Öyleyse bu işin zamanlamayla ilgisi falan yok..

Bilakis, zamanlaması hükümetin aleyhine dahi olsa bir dakika tereddüt edilmeden yerine getirilmiş olmasıyla, hukukiliğini de tescillemiyor mu?..

Bir de hukuksuz karar meselesi var değil mi?.. Ya hu siz değil miydiniz 75 tahliye meselesinde, yetkisi dahi olmayan bir kararı ‘neden uygulamıyorsunuz?’ diye ortalığı yangın yerine çeviren?..

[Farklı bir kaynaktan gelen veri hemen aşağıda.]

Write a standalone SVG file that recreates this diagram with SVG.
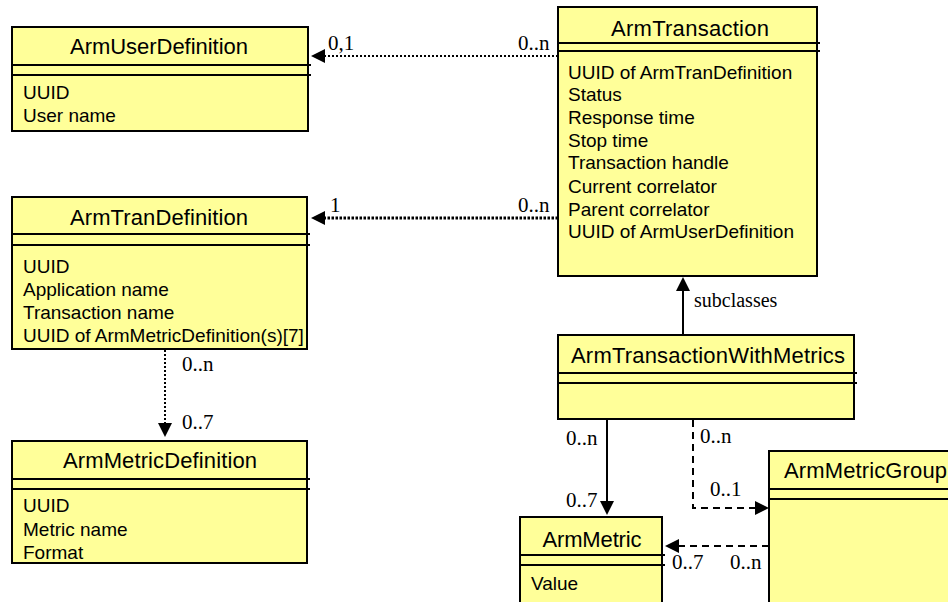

Sizin yayınlarınızdı işte..

Sizin şu anda tutuklu olan yazarınız Gültekin Avcı bizzat savcının odasına dalıp, tehdit etmedi mi?.. Şimdi ise hem savcılığın yazısı var, hem de hakim kararı.. Hem patronunuz aynı suçtan firari.. E daha ne olsun istiyorsunuz ki işin hukuki olması için.. Ayrıca ortada bir hukuksuzluk varsa o da kayyum heyetine işini yaptırmayanlardır.. Bir de, diyorlar ki; “biz gazeteciyiz, ekmeğimizin derdinde üç kuruşa çalışan emekçileriz”.. Soruyorum peki size… Kayyum heyeti de işini yapmaya çalışan memurlar değil mi?..

Son söz… Tüm bu yaşananlar nedeniyle Doğan Grubu paniğe kapıldı.. Doğan Grubu’na söyleyelim. Sizin korkacak bir şeyiniz yok. Bu grubun başına bunlar Fethullahçı örgütün propagandasını yaptıkları için gelmedi.. Bana sorarsanız bundan dolayı el konmalıydı.. Ama öyle olmadı.. Tamamen para-pul meselesiyle ilgili işler.. Dolayısıyla sizin de, Cumhuriyet Gazetesi’nin de, Sözcü’nün de, diğer hangi kendini muhalefette gören varsa kimsenin korkmasına, çekinmesine gerek yok.. Kalın sağlıcakla.